Singapore Market Focus - DBS Research 2017-04-19: A Breather for Property Stocks

Singapore Market Focus - DBS Vickers 2017-04-19: A Breather for Property Stocks Singapore Property Market Property Stock Outlook UOL GROUP LIMITED U14.SI FRASERS CENTREPOINT LIMITED TQ5.SI CAPITALAND LIMITED C31.SI

Singapore Market Focus - A Breather for Property Stocks

  • Singapore government unlikely to announce further property measures easing anytime soon given strong March new home sales figure.
  • Property developer stocks vulnerable to short-term profit taking – trading at post-GFC mean P/NAV of 0.86x.
  • Buy only after pullback as continued positive physical property transactions can underpin stocks – Picks UOL and Frasers Centrepoint Ltd.
  • Strong technical support for UOL at $6.54. Capitaland to pull back to $3.58 followed by $3.47.

Singapore’s strong March new home sales well anticipated 

  • Data released by the Urban Redevelopment Authority (URA) earlier this week showed that new private home sales (excluding executive condominiums [ECs]) in Singapore rose to 1,780 units in March, up nearly 82% compared to February, and 111% higher versus March 2016. 
  • The latest figure is the highest since June 2013, when developers sold 1,806 private homes.
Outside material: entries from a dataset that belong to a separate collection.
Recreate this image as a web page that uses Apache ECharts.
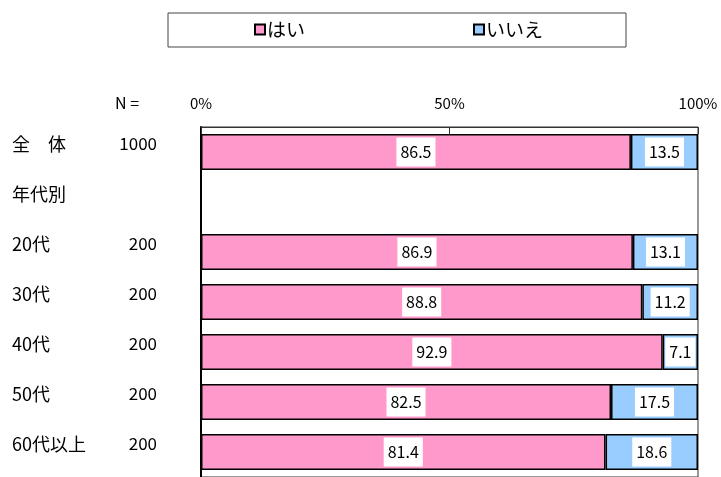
<!DOCTYPE html>
<html>
<head>
<meta charset="utf-8">
<script src="https://cdn.jsdelivr.net/npm/echarts@6/dist/echarts.min.js"></script>
<style>
html,body{margin:0;padding:0;background:#fff;}
#chart{width:721px;height:477px;}
</style>
</head>
<body>
<div id="chart"></div>
<script>
const categories = ['全　体', '年代別', '20代', '30代', '40代', '50代', '60代以上'];
const nLabels = ['1000', '', '200', '200', '200', '200', '200'];
const yesValues = [86.5, null, 86.9, 88.8, 92.9, 82.5, 81.4];
const noValues = [13.5, null, 13.1, 11.2, 7.1, 17.5, 18.6];
const seriesNames = ['はい', 'いいえ'];
const xTicks = { min: 0, max: 100, interval: 50 };

const FONT = '"Noto Sans CJK JP", "Noto Sans", sans-serif';
const chart = echarts.init(document.getElementById('chart'), null, { renderer: 'canvas' });

const labelStyle = {
  show: true,
  position: 'inside',
  color: '#000',
  fontFamily: FONT,
  fontSize: 16,
  backgroundColor: '#fff',
  padding: [7, 4, 6, 4],
  formatter: p => p.value == null ? '' : p.value.toFixed(1)
};

chart.setOption({
  animation: false,
  backgroundColor: '#fff',
  legend: {
    left: 168,
    top: 13,
    orient: 'horizontal',
    backgroundColor: '#fff',
    borderColor: '#444',
    borderWidth: 1,
    borderRadius: 0,
    padding: [7, 83, 8, 86],
    itemGap: 168,
    itemWidth: 10,
    itemHeight: 10,
    icon: 'rect',
    textStyle: { fontFamily: FONT, fontSize: 19, color: '#000', padding: [0, 0, 0, -3] },
    data: seriesNames
  },
  graphic: [{
    type: 'text',
    left: 115,
    top: 95,
    style: { text: 'N =', fontFamily: FONT, fontSize: 16, fill: '#000' }
  }],
  grid: {
    left: 201,
    right: 23,
    top: 127,
    height: 353,
    show: true,
    borderColor: '#333',
    borderWidth: 1,
    backgroundColor: '#fff'
  },
  xAxis: {
    type: 'value',
    position: 'top',
    min: xTicks.min,
    max: xTicks.max,
    interval: xTicks.interval,
    axisLine: { show: true, lineStyle: { color: '#333', width: 1 } },
    axisTick: { show: true, inside: true, length: 7, lineStyle: { color: '#333' } },
    splitLine: { show: false },
    axisLabel: {
      formatter: '{value}%',
      fontFamily: FONT,
      fontSize: 15,
      color: '#000',
      margin: 16
    }
  },
  yAxis: [{
    type: 'category',
    inverse: true,
    data: categories,
    axisLine: { show: true, lineStyle: { color: '#000', width: 2 } },
    axisTick: { show: false },
    axisLabel: {
      align: 'left',
      verticalAlign: 'bottom',
      lineHeight: 16,
      margin: 189,
      fontFamily: FONT,
      fontSize: 18,
      color: '#000'
    }
  }, {
    type: 'category',
    inverse: true,
    position: 'left',
    data: nLabels,
    axisLine: { show: false },
    axisTick: { show: false },
    axisLabel: {
      align: 'right',
      verticalAlign: 'bottom',
      lineHeight: 16,
      margin: 44,
      fontFamily: FONT,
      fontSize: 17,
      color: '#000'
    }
  }],
  series: [{
    name: seriesNames[0],
    type: 'bar',
    stack: 'total',
    barWidth: 36,
    data: yesValues,
    itemStyle: { color: '#FF99CC', borderColor: '#000', borderWidth: 1.5 },
    label: labelStyle
  }, {
    name: seriesNames[1],
    type: 'bar',
    stack: 'total',
    barWidth: 36,
    data: noValues,
    itemStyle: { color: '#99CCFF', borderColor: '#000', borderWidth: 1.5 },
    label: labelStyle
  }]
});
</script>
</body>
</html>
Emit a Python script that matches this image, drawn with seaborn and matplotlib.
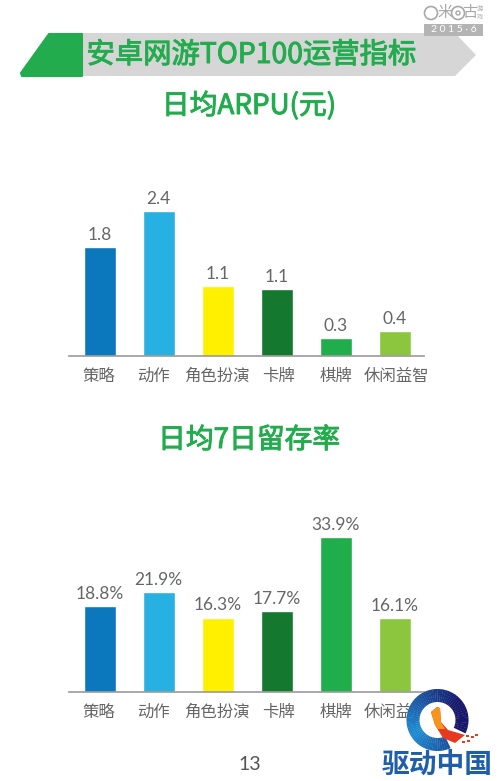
import matplotlib
matplotlib.use("Agg")
import matplotlib.patheffects as pe
import matplotlib.pyplot as plt
import numpy as np
import pandas as pd
import seaborn as sns
from matplotlib.patches import Circle, Polygon, Rectangle, Wedge

# Données
categories = ["策略", "动作", "角色扮演", "卡牌", "棋牌", "休闲益智"]
arpu_values = [1.81, 2.42, 1.17, 1.11, 0.30, 0.42]
arpu_labels = ["1.8", "2.4", "1.1", "1.1", "0.3", "0.4"]
retention_values = [18.8, 21.9, 16.3, 17.7, 33.9, 16.1]
retention_labels = ["18.8%", "21.9%", "16.3%", "17.7%", "33.9%", "16.1%"]
bar_colors = ["#0b78bd", "#27b0e2", "#fff000", "#14782f", "#20ae4d", "#8cc63f"]
# décalage des libellés par rapport aux barres (en unités de catégorie)
tick_shift = [-0.02, -0.09, -0.02, 0.03, 0.0, 0.03]

GREEN = "#22ac4e"
GREY_TEXT = "#666666"
W, H = 500, 781

sns.set_theme(style="white")
plt.rcParams["font.family"] = ["Noto Sans CJK SC", "DejaVu Sans"]


def draw_bars(fig, top_px, bottom_px, values, labels, px_per_unit):
    ax = fig.add_axes([69 / W, 1 - bottom_px / H, 355 / W, (bottom_px - top_px) / H])
    df = pd.DataFrame({"categorie": categories, "valeur": values})
    sns.barplot(data=df, x="categorie", y="valeur", hue="categorie", palette=bar_colors,
                width=0.54, legend=False, ax=ax, saturation=1)
    ax.set_xlim(-0.52, 5.495)
    ax.set_ylim(0, (bottom_px - top_px) / px_per_unit)
    ax.set_xlabel(""); ax.set_ylabel("")
    ax.set_yticks([])
    ax.set_xticks([i + s for i, s in enumerate(tick_shift)])
    ax.set_xticklabels(categories, fontsize=11.8, color=GREY_TEXT)
    ax.tick_params(axis="x", length=0, pad=8.5)
    sns.despine(ax=ax, left=True)
    ax.spines["bottom"].set_color("#9a9a9a")
    ax.spines["bottom"].set_linewidth(1.2)
    ax.patch.set_alpha(0)
    for i, (v, lab) in enumerate(zip(values, labels)):
        ax.annotate(lab, (i, v), xytext=(0, 3), textcoords="offset points", ha="center", va="bottom",
                    fontsize=12.5, color=GREY_TEXT, family=["Lato", "DejaVu Sans"])
    return ax


def green_title(ov, x, y, text, size):
    t = ov.text(x, y, text, color=GREEN, fontsize=size, ha="center", va="center")
    t.set_path_effects([pe.withStroke(linewidth=0.7, foreground=GREEN)])


def draw_header(ov):
    ov.add_patch(Polygon([(82, 33), (455, 33), (476, 55), (455, 76), (82, 76)], color="#d6d6d6", lw=0))
    ov.add_patch(Polygon([(49, 34), (82, 34), (82, 76), (22, 76), (21, 73)], facecolor=GREEN,
                         edgecolor=GREEN, lw=1.5, joinstyle="round"))
    green_title(ov, 251.5, 55, "安卓网游TOP100运营指标", 20.4)
    green_title(ov, 249, 106, "日均ARPU(元)", 20)
    green_title(ov, 249, 440, "日均7日留存率", 20)
    ov.text(250, 764, "13", color="#555555", fontsize=14, ha="center", va="center",
            family=["Lato", "DejaVu Sans"])


def draw_stamp(ov):
    grey = "#a8a8a8"
    ov.add_patch(Rectangle((424, 24), 59, 12, color="#b4b4b4", lw=0))
    ov.text(453.5, 30, "2 0 1 5 · 6", color="white", fontsize=7.5, ha="center", va="center",
            family=["Lato", "DejaVu Sans"])
    ov.add_patch(Circle((431, 13), 6.5, fill=False, ec=grey, lw=1.2))
    ov.text(445, 13, "米", color=grey, fontsize=11, ha="center", va="center")
    ov.add_patch(Circle((458, 13), 6.5, fill=False, ec=grey, lw=1.2))
    ov.add_patch(Circle((458, 13), 2, fill=False, ec=grey, lw=1))
    ov.text(470, 13, "古", color=grey, fontsize=11, ha="center", va="center")
    ov.text(480, 9, "游", color=grey, fontsize=4.5, ha="center", va="center")
    ov.text(480, 17, "戏", color=grey, fontsize=4.5, ha="center", va="center")


def draw_logo(ov):
    cx, cy = 437.5, 720
    ov.add_patch(Circle((cx, cy), 31, color="white", lw=0, zorder=2))
    # anneau en dégradé, bleu clair à gauche vers marine à droite (ouvert en bas à droite)
    c0 = np.array([0.12, 0.55, 0.82])
    c1 = np.array([0.09, 0.09, 0.42])
    start, span, n = 65, 320, 64
    for k in range(n):
        a0 = start + k * span / n
        t = min(abs(a0 + span / n / 2 - 150) / 170, 1)
        col = c0 * (1 - t) + c1 * t
        ov.add_patch(Wedge((cx, cy), 31, a0, a0 + span / n + 0.6, width=13, color=tuple(col), lw=0, zorder=3))
    ov.add_patch(Polygon([(431, 712), (437, 707), (440, 708), (441, 722), (448, 730), (465, 735),
                          (455, 743), (443, 738), (435, 725)], color="#e63a1e", lw=0, zorder=4))
    ov.add_patch(Polygon([(431, 712), (437, 707), (440, 708), (441, 722), (445, 729), (438, 729), (435, 725)],
                         color="#f7941d", lw=0, zorder=5))
    for x, y in [(466, 735), (471, 736), (475, 734), (462, 741), (467, 740)]:
        ov.add_patch(Rectangle((x, y), 2.5, 2, color="#e63a1e", lw=0, zorder=5))
    ov.text(437, 765, "驱动中国", color="#1f5ea8", fontsize=20, fontweight="bold", ha="center", va="center", zorder=5)


fig = plt.figure(figsize=(W / 100, H / 100), dpi=100)
draw_bars(fig, 190, 356, arpu_values, arpu_labels, 60)
draw_bars(fig, 520, 691.7, retention_values, retention_labels, 4.55)

overlay = fig.add_axes([0, 0, 1, 1])
overlay.set_xlim(0, W); overlay.set_ylim(H, 0)
overlay.axis("off")
draw_header(overlay)
draw_stamp(overlay)
draw_logo(overlay)

fig.savefig("out.png", dpi=100)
Including ECs, developers sold 2,358 units in March, higher than the 1,308 units in February. 
  • 1Q17 primary sales transactions amounted to nearly 3,026 units, one of the highest since 2013 (c.3,800 units in 1Q13).

Great news! But that’s all well anticipated 

  • Our Singapore property analyst comments the strong figure came as no surprise given the recent robust selling rates for new property launches at Grandeur Park (484 units); Park Place Residences (217 units) and Parc Riveria (163 units). At the same time for ECs, Inz Residences sold 187 units while Sol Acres sold 147 units.
  • The improved sentiment was boosted by the recent government relaxation of seller stamp duties (SSD). This resulted in potential buyers becoming more willing to commit to an investment purchase given that their “holding period” have been reduced from four years to three.

The irony of the strong March figure 

  • The post-March 10 gains came about from optimism that the easing of SSD may well signal the start of a multi-year relaxation trend of current property curbs that will mean continued sector-wide re-rating opportunities. The move that everyone is waiting for would be a tapering of the Additional Buyers Stamp Duty (ABSD) or loan-to-value (LTV) limits.
  • Therein lies the irony – given the strong March new home sales figure, we see no reason why the Singapore government should announce further easing of property measures anytime soon, especially those targeted at buyers such as ABSD or LTV limits.
  • The Singapore government reminded that the current property measures are necessary to “promote a sustainable residential property market and financial prudence among households”. We think investors’ euphoria regarding the start of a multi-year relaxation trend of current property curbs will fade in the weeks/month ahead.

Bottoming process takes time 

  • Our property analyst maintains the view that the Singapore property market is in a bottoming out process this year, led by the luxury market. 
  • For the suburban region, we still expect a 3-5% dip in prices given expectations of lower rental yields, high vacancy rates and the risk of higher interest rates. The process of bottoming takes time.

Property stocks susceptible to short-term profit taking 

  • Singapore property developer stocks have re-rated higher by close to 20% YTD and are trading at 0.86x P/NAV. This level coincides with the post-GFC mean and is seen as a near-term target for property developers. Short-term traders should thus be watchful of profit taking in the near term following the YTD run-up in stock prices.
  • Investors with a mid-term horizon should look to buy on the anticipated short-term consolidation. Watch the property transactions, which should underpin property stocks on pullback if the figure remains strong going forward. The first two months’ primary sales (pre-property relaxation) were 61% higher y-o-y, suggesting good positive momentum, which bodes well for the sector in general.

Our picks are UOL and Frasers Centrepoint Ltd. 

  • We have a $2 fundamental price objective for Frasers Centrepoint Ltd (FCL)
  • For UOL, the initial pullback level is $6.76 while a deeper pullback to $6.54 will be similarly a good BUY opportunity. 
  • For Capitaland, we see a pullback to $3.58 followed by $3.47.